Dulu, di
awal-awal dakwah al-Habib Umar bin Hafidz BSA beliau menziarahi salah seorang
ulama. Ternyata orang (ulama) yang diziarahi itu termasuk mereka yang tidak
suka dan iri dengan dakwah Habib Umar. Maka bukannya disambut dengan baik, beliau
malah disuguhi caci-makian oleh si tuan rumah: “Kamu ini, masih muda sok sok
dakwah segala dan bla bla bla...”
Habib Umar bin
Hafidz hanya terdiam, lalu mendunduk penuh adab dan tetap mendengar ucapan
orang itu sampai selesai. Ketika orang itu sudah puas dan lelah dengan caci-makinya,
maka Habib Umar pun menangis lantas berkata: “Sayyidi (Tuanku), semua yang
engkau ucapkan hanyalah sebagian dari aib-aibku yang kau ketahui. Masih banyak
lagi aib dan dosa diriku yang hina ini yang belum engkau ketahui.”
Alkisah, suatu
hari Sayyidina Ali Zainal Abidin bin Husein bin Ali bin Abi Thalib Ra. lewat di
sebuah jalan bersama para muridnya. Tiba-tiba seseorang mendatangi dan menampar
pipi beliau sekeras-kerasnya. Orang itu kemudian lari yang menjadikan para murid
Sayyidina Ali Zainal Abidin marah besar dan berusaha mengejar orang itu. Tapi
guru mereka malah tetap tenang, bahkan tersenyum dan berkata: “Siapa yang
menghendaki hal ini terjadi padaku?”
Mereka menjawab:
“Allah.”
“Apakah kalian
kira aku akan menolak kehendak dan takdir Allah (yang terjadi pada diriku ini)?”
pungkas Sayyidina Ali Zainal Abidin Ra.
Dari 2 kisah
ini bisa diambil pelajaran bagaimana cara mengatasi emosi ketika kita hendak
meluapkan kemarahan pada orang lain. Ingatlah bahwa:
1.
Siapa sih diri
kita ini sebenarnya, bukankah kita ini cuma hamba kurang ajar yang hobinya
berbuat dosa? Apa orang hina seperti kita pantas dihormati dan dipuji-puji orang?
Kalau mereka tahu aib-aib kita, jangankan salaman, kenal sama kita saja mereka tak
akan mau (meminjam kalimatnya Habib Ali al-Jufri).
2.
Kita harus tau
kalau di dunia ini tidak ada sesuatu yang terjadi di luar kehendak dan takdir
Allah.
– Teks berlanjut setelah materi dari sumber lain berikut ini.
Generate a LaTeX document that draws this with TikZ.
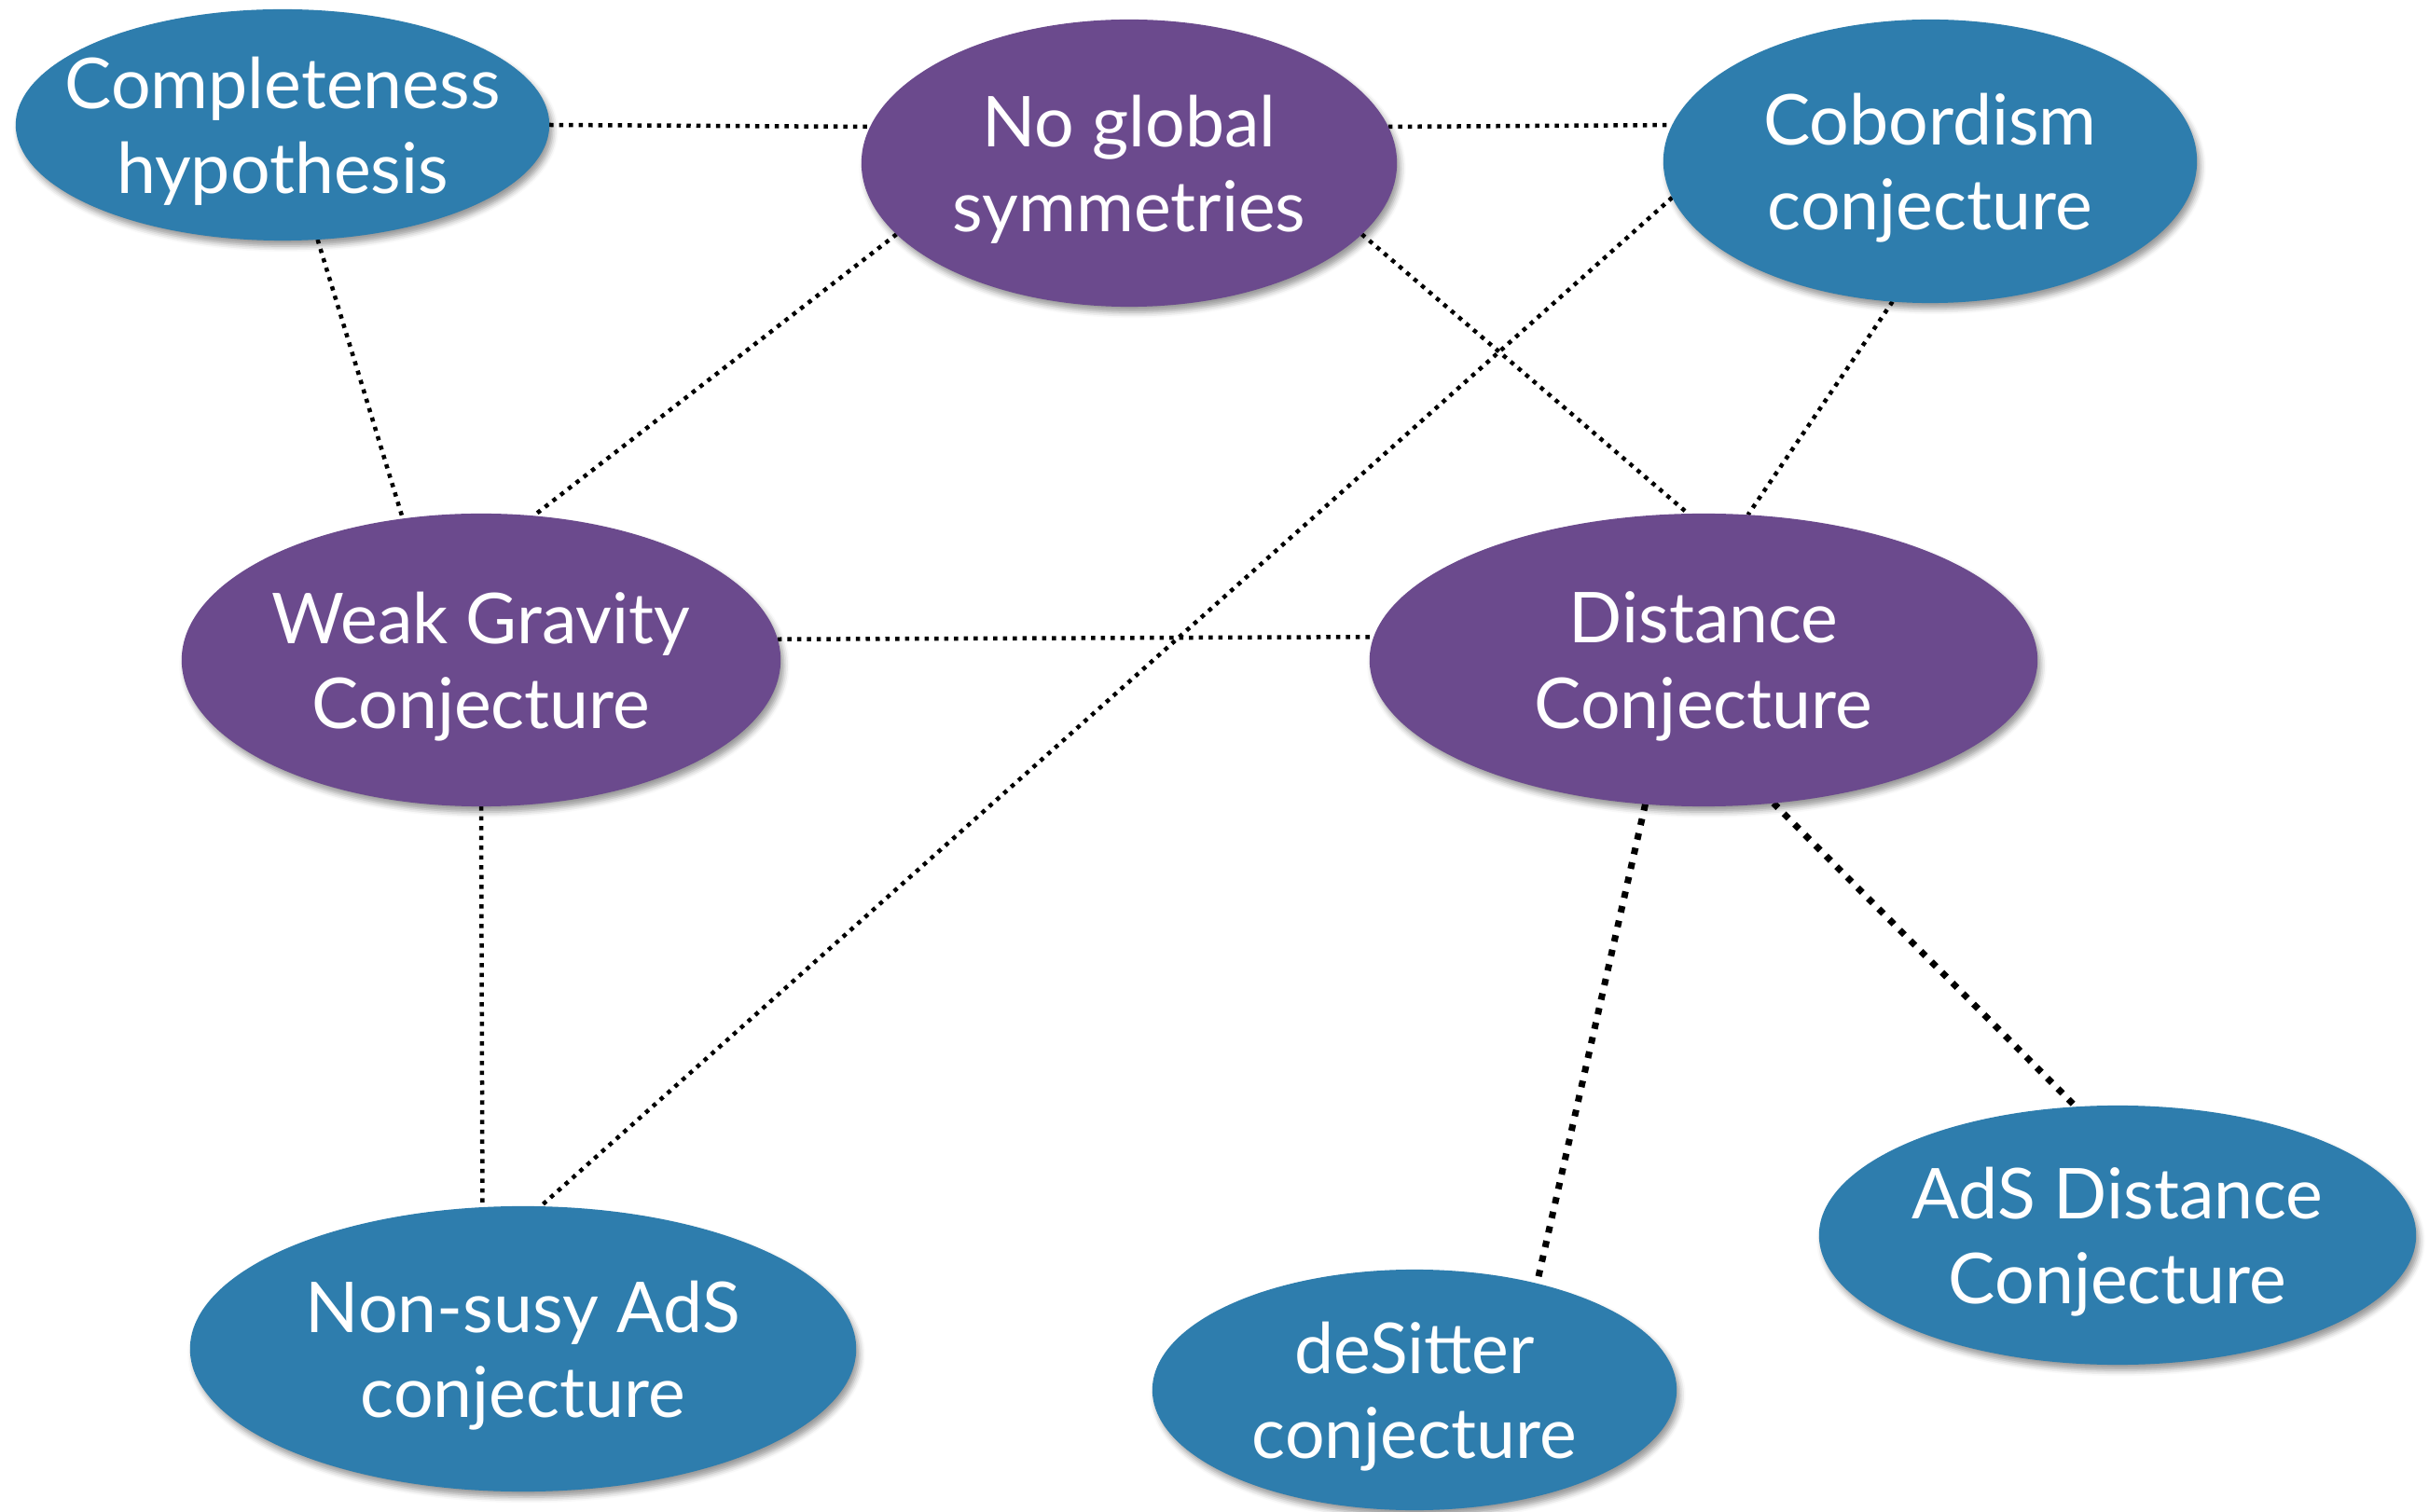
\documentclass[tikz,border=0pt]{standalone}
\usepackage{fontspec}
\setmainfont{Lato}
\usetikzlibrary{shapes.geometric,shadows.blur}
\definecolor{cblue}{RGB}{46,125,173}
\definecolor{cpurp}{RGB}{107,74,141}
\pgfdeclarelayer{background}
\pgfsetlayers{background,main}
\begin{document}
\begin{tikzpicture}[x=0.01cm,y=-0.01cm,
  blob/.style={ellipse, inner sep=0pt, outer sep=0pt, draw=none,
    blur shadow={shadow xshift=0.035cm, shadow yshift=-0.06cm, shadow blur radius=0.06cm}},
  bluebl/.style={blob, fill=cblue},
  purpbl/.style={blob, fill=cpurp},
  txt/.style={text=white, align=center, font=\fontsize{21.4}{26}\selectfont, inner sep=0pt, yshift=-0.07cm},
  linkA/.style={line width=0.045cm, dash pattern=on 0.045cm off 0.06cm},
  linkB/.style={line width=0.07cm, dash pattern=on 0.07cm off 0.09cm}]
\useasboundingbox (0,0) rectangle (2605,1622);

\node[bluebl, minimum width=5.72cm, minimum height=2.48cm] (cmp) at (303,134) {};
\node[purpbl, minimum width=5.74cm, minimum height=3.08cm] (ngs) at (1211,175) {};
\node[bluebl, minimum width=5.72cm, minimum height=3.04cm] (cob) at (2070,173) {};
\node[purpbl, minimum width=6.42cm, minimum height=3.14cm] (wgc) at (516,708) {};
\node[purpbl, minimum width=7.16cm, minimum height=3.14cm] (dst) at (1827,708) {};
\node[bluebl, minimum width=7.14cm, minimum height=3.06cm] (nsa) at (561,1447) {};
\node[bluebl, minimum width=5.62cm, minimum height=2.58cm] (dsc) at (1517,1491) {};
\node[bluebl, minimum width=6.40cm, minimum height=2.78cm] (ads) at (2271,1325) {};

\node[txt] (cmpt) at (cmp.center) {Completeness\\hypothesis};
\node[txt] (ngst) at (ngs.center) {No global\\symmetries};
\node[txt] (cobt) at (cob.center) {Cobordism\\conjecture};
\node[txt] (wgct) at (wgc.center) {Weak Gravity\\Conjecture};
\node[txt] (dstt) at (dst.center) {Distance\\Conjecture};
\node[txt] (nsat) at (nsa.center) {Non-susy AdS\\conjecture};
\node[txt] (dsct) at (dsc.center) {deSitter\\conjecture};
\node[txt] (adst) at (ads.center) {AdS Distance\\Conjecture};

\begin{pgfonlayer}{background}
\draw[linkA] (cmp.0) -- (ngs.172);
\draw[linkA] (ngs.8) -- (cob.172.4);
\draw[linkA] (cmp.-73) -- (wgc.119);
\draw[linkA] (ngs.197.7) -- (wgc.70);
\draw[linkA] (ngs.-17.3) -- (dst.96);
\draw[linkA] (cob.188.2) -- (nsa.83);
\draw[linkA] (cob.-105.7) -- (dst.73.6);
\draw[linkA] (wgc.4) -- (dst.176.4);
\draw[linkA] (wgc.-90) -- (nsa.106);
\draw[linkB] (dst.-112.5) -- (dsc.41.3);
\draw[linkB] (dst.-64.3) -- (ads.108.9);
\end{pgfonlayer}
\end{tikzpicture}
\end{document}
Kalau begitu apa gunanya ngamuk-ngamuk tak jelas gara-gara hal yang telah
dihendaki dan diputuskan olehNya? Bukankah kita sebgai hamba harus tunduk, patuh
dan ridha atas semua yang diputuskan “Tuannya”?
3.
Alhasil,
dengan “berkah” cinta kita kepada mereka para auliya’ Allah, semoga kita masih
bisa menjadi orang yang “tahan emosi”, kalem dan santun selayaknya
mereka-mereka itu. Aamiin. (Sumber: Ust. Ahmad Afif Tawes, Santri Rubath Darul Musthafa Yaman).